What is asked: Only the lines from the beginning of the entries through the one with "plt.rcParams['font.family'] = ['Liberation" should be written out, please, exactly and without any pictures.

Records supplied:
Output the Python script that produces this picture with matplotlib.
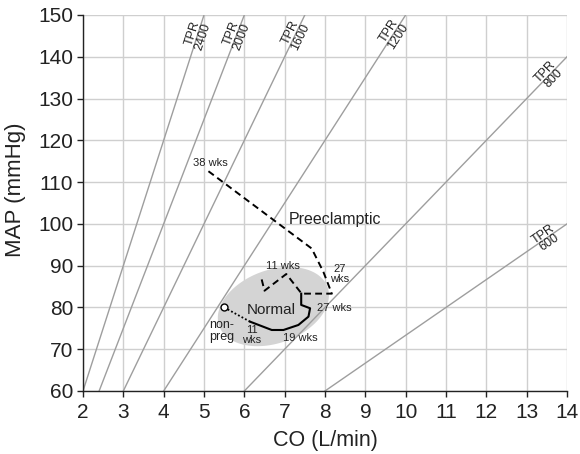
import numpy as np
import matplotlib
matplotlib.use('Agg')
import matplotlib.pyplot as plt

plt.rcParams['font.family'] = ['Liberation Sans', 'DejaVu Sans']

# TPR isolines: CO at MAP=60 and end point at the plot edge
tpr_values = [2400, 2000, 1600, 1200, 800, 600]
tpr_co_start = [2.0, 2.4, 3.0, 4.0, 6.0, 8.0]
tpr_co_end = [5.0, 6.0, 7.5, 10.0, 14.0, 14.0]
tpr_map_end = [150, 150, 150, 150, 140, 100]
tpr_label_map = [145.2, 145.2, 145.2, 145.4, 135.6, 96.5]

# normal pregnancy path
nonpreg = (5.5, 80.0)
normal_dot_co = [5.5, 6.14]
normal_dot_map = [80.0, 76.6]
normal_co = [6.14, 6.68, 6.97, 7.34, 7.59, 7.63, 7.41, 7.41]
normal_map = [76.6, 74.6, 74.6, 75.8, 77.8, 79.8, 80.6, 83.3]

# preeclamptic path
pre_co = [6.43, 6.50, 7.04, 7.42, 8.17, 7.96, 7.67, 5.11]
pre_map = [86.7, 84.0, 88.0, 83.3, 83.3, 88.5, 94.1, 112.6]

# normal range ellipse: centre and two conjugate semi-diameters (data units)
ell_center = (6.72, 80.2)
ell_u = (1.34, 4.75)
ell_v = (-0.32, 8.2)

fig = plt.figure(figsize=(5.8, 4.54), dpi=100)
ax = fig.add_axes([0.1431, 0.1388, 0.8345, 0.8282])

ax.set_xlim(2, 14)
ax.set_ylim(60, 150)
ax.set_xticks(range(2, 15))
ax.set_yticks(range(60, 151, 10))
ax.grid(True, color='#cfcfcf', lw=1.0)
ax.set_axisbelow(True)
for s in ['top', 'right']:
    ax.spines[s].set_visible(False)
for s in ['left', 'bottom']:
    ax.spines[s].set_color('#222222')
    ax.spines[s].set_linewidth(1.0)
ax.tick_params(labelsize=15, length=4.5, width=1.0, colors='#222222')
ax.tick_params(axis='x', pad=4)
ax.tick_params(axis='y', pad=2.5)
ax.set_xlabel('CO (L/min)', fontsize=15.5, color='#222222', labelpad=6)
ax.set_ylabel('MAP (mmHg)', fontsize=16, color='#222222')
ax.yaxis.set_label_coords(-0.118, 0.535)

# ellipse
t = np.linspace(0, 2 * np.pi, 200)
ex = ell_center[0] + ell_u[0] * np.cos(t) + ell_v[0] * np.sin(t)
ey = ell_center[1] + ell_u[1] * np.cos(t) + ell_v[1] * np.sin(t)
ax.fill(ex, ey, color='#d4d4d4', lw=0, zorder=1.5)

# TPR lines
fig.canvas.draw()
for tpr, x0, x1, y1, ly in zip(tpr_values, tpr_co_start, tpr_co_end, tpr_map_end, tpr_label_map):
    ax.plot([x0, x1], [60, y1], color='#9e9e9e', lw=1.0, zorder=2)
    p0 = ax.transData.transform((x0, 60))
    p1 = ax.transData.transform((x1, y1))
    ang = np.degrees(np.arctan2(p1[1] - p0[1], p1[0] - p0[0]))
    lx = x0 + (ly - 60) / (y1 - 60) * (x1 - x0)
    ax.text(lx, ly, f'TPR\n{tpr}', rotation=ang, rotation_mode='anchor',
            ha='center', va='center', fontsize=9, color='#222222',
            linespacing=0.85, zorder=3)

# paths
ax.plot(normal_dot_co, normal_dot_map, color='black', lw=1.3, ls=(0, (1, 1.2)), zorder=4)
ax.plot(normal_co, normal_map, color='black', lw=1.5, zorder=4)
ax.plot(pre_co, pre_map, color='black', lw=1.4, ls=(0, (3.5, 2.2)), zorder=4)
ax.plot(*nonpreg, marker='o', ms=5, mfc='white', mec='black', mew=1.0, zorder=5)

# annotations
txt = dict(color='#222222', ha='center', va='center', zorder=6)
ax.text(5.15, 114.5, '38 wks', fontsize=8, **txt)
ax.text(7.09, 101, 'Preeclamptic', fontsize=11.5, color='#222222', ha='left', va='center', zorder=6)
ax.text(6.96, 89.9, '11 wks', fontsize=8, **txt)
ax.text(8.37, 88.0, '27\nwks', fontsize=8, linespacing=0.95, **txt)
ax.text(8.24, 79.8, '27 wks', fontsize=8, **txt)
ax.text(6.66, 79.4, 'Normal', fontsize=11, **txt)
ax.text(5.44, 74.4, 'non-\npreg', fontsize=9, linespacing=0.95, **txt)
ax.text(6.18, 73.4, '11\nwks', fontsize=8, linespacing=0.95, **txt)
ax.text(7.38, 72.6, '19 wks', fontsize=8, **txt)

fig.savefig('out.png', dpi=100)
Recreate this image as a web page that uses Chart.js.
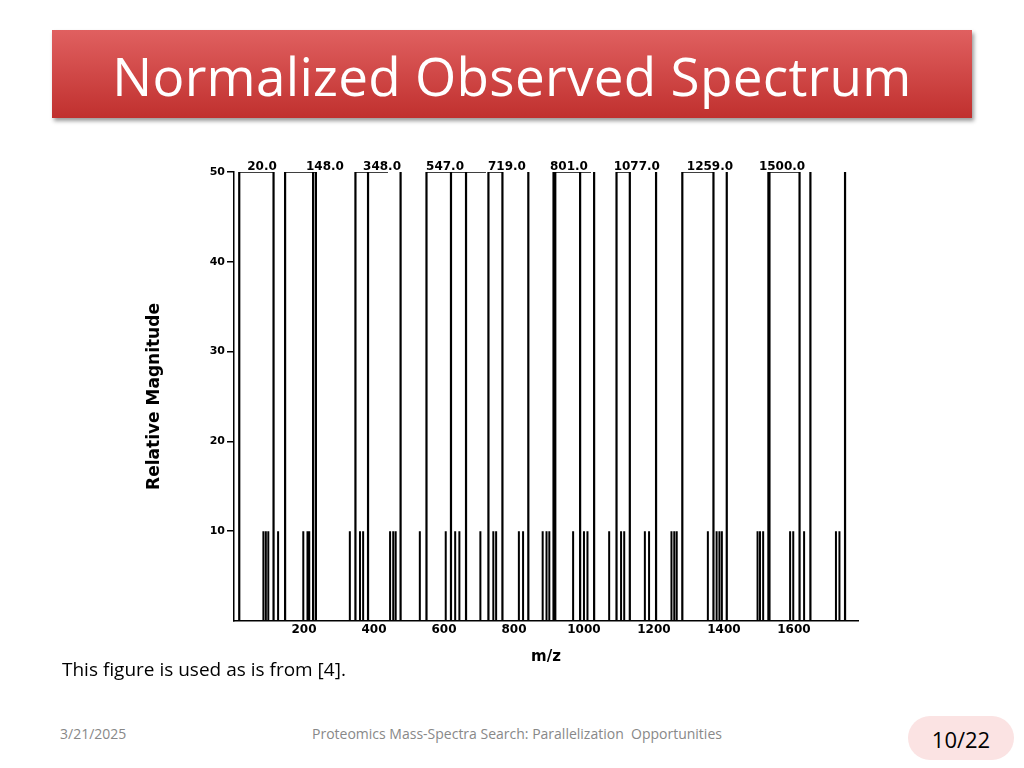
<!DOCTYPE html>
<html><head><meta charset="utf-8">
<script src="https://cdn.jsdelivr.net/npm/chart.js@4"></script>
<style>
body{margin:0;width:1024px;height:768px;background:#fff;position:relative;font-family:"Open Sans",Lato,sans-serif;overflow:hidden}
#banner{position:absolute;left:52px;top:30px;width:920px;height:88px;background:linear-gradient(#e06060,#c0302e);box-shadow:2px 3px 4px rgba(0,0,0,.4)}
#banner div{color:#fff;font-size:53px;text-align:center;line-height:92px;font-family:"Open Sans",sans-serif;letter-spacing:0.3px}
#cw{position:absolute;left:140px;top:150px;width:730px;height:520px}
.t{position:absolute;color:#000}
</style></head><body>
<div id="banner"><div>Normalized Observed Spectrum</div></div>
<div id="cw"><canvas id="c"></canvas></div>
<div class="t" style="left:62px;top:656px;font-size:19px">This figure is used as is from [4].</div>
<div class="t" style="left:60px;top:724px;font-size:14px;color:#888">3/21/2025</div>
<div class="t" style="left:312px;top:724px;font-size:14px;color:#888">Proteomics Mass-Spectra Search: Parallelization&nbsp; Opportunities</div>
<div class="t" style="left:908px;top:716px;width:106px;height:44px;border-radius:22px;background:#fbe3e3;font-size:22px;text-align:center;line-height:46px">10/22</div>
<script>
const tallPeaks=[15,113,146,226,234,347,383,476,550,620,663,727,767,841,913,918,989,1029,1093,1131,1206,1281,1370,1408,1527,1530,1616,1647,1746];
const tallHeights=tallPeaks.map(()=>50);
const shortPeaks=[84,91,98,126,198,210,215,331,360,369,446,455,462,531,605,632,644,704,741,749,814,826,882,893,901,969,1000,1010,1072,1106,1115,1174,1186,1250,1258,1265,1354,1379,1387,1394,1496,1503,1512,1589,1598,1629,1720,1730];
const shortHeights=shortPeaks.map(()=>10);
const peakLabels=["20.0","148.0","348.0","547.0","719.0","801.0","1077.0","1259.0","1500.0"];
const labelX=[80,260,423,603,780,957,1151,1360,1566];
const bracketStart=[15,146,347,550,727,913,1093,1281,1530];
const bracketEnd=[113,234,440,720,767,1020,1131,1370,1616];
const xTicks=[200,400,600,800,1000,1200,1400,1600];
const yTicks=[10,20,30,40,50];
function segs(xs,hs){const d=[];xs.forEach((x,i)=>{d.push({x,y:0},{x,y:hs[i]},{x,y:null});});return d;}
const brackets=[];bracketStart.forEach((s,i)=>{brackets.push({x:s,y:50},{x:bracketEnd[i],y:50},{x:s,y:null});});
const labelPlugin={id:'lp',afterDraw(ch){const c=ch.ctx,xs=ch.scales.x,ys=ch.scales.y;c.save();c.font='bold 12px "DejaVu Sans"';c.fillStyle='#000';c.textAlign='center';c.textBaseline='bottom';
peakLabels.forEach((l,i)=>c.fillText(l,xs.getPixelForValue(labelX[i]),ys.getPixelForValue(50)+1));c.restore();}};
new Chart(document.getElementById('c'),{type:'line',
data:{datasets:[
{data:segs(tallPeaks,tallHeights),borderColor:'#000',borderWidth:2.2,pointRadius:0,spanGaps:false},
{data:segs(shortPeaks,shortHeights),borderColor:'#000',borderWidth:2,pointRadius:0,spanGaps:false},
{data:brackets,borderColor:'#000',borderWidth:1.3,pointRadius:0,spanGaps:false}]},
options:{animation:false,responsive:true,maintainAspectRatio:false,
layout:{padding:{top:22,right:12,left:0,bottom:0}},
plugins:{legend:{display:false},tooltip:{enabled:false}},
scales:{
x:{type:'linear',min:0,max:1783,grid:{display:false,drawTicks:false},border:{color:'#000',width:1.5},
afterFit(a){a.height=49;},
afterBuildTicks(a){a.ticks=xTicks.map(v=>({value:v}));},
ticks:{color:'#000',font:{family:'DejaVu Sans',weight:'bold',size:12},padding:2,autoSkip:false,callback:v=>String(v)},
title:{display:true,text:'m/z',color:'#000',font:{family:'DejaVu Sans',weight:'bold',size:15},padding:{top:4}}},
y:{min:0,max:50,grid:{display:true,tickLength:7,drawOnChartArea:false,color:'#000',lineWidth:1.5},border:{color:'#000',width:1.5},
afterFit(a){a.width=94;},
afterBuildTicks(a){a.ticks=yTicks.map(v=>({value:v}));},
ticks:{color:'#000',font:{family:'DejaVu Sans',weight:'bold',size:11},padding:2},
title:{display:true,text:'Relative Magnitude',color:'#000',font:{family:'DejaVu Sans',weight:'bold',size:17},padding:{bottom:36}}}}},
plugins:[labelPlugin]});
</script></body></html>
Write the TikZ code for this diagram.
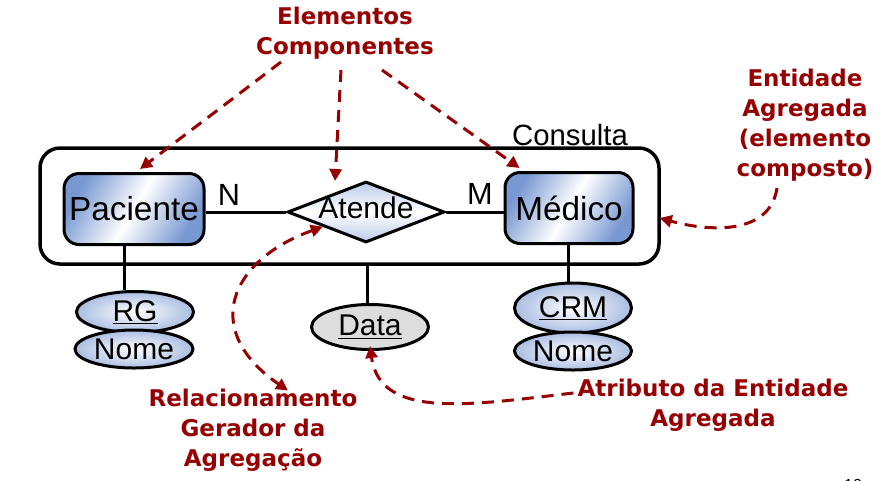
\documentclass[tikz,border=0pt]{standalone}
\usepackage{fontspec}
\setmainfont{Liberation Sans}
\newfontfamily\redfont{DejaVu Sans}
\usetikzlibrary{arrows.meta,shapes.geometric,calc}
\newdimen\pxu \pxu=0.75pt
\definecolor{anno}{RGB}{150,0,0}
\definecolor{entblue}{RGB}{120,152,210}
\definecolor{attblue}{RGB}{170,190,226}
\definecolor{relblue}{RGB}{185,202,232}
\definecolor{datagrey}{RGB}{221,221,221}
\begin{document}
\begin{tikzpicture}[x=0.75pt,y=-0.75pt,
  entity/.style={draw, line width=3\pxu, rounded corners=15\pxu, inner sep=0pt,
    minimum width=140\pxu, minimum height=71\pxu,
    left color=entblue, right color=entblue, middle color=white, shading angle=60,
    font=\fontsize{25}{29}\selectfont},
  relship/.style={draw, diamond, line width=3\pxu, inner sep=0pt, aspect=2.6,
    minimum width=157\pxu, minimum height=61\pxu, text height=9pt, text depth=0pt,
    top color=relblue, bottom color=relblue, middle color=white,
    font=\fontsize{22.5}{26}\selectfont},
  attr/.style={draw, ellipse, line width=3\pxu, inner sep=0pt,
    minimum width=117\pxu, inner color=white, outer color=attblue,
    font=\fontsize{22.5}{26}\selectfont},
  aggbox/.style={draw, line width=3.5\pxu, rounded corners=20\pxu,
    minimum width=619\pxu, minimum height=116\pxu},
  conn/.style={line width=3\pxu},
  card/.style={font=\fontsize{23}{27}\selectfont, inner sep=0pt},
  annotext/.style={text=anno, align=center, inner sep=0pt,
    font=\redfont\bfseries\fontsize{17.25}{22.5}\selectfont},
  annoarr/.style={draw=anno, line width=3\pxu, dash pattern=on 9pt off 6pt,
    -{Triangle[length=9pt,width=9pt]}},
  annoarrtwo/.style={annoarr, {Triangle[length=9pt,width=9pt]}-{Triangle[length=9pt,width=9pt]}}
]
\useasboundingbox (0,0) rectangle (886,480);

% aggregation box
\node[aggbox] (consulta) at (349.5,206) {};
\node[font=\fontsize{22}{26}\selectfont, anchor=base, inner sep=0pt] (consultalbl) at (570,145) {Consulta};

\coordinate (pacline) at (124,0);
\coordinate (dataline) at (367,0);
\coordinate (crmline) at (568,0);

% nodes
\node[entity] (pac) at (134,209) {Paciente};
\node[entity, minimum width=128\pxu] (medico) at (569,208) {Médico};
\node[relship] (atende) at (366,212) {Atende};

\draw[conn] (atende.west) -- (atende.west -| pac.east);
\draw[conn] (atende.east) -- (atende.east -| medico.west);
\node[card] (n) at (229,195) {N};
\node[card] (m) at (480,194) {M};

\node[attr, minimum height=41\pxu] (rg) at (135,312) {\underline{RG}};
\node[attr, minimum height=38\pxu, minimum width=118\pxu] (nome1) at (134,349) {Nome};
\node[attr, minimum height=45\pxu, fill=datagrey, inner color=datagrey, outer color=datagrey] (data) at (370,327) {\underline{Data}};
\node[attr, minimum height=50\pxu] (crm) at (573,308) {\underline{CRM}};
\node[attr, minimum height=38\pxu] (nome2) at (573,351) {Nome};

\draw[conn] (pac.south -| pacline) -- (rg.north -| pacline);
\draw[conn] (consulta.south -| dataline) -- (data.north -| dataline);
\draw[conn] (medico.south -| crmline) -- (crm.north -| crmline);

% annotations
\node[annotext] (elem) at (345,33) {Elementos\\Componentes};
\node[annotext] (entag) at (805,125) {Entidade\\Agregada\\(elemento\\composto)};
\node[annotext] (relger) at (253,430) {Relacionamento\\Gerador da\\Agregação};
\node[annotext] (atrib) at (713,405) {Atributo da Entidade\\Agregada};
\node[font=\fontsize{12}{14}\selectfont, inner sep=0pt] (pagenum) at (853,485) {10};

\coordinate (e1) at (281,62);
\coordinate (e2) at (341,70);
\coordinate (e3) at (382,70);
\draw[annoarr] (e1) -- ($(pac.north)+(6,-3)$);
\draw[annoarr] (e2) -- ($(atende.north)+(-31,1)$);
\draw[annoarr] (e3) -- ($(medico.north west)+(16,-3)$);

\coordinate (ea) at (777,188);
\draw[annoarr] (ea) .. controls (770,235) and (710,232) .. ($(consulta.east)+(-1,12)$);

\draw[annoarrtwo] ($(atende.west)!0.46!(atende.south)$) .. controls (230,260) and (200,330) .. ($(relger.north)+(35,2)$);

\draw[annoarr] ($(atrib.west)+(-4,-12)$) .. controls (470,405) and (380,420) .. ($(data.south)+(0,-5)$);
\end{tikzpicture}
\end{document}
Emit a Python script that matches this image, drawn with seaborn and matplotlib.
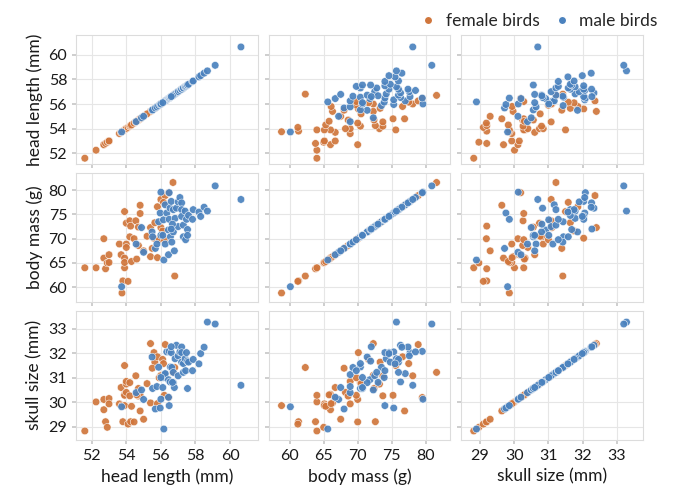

Exercise output:
Output the Python script that produces this picture with matplotlib.
import numpy as np
import matplotlib
matplotlib.use('Agg')
import matplotlib.pyplot as plt

plt.rcParams['font.family'] = ['Liberation Sans', 'DejaVu Sans']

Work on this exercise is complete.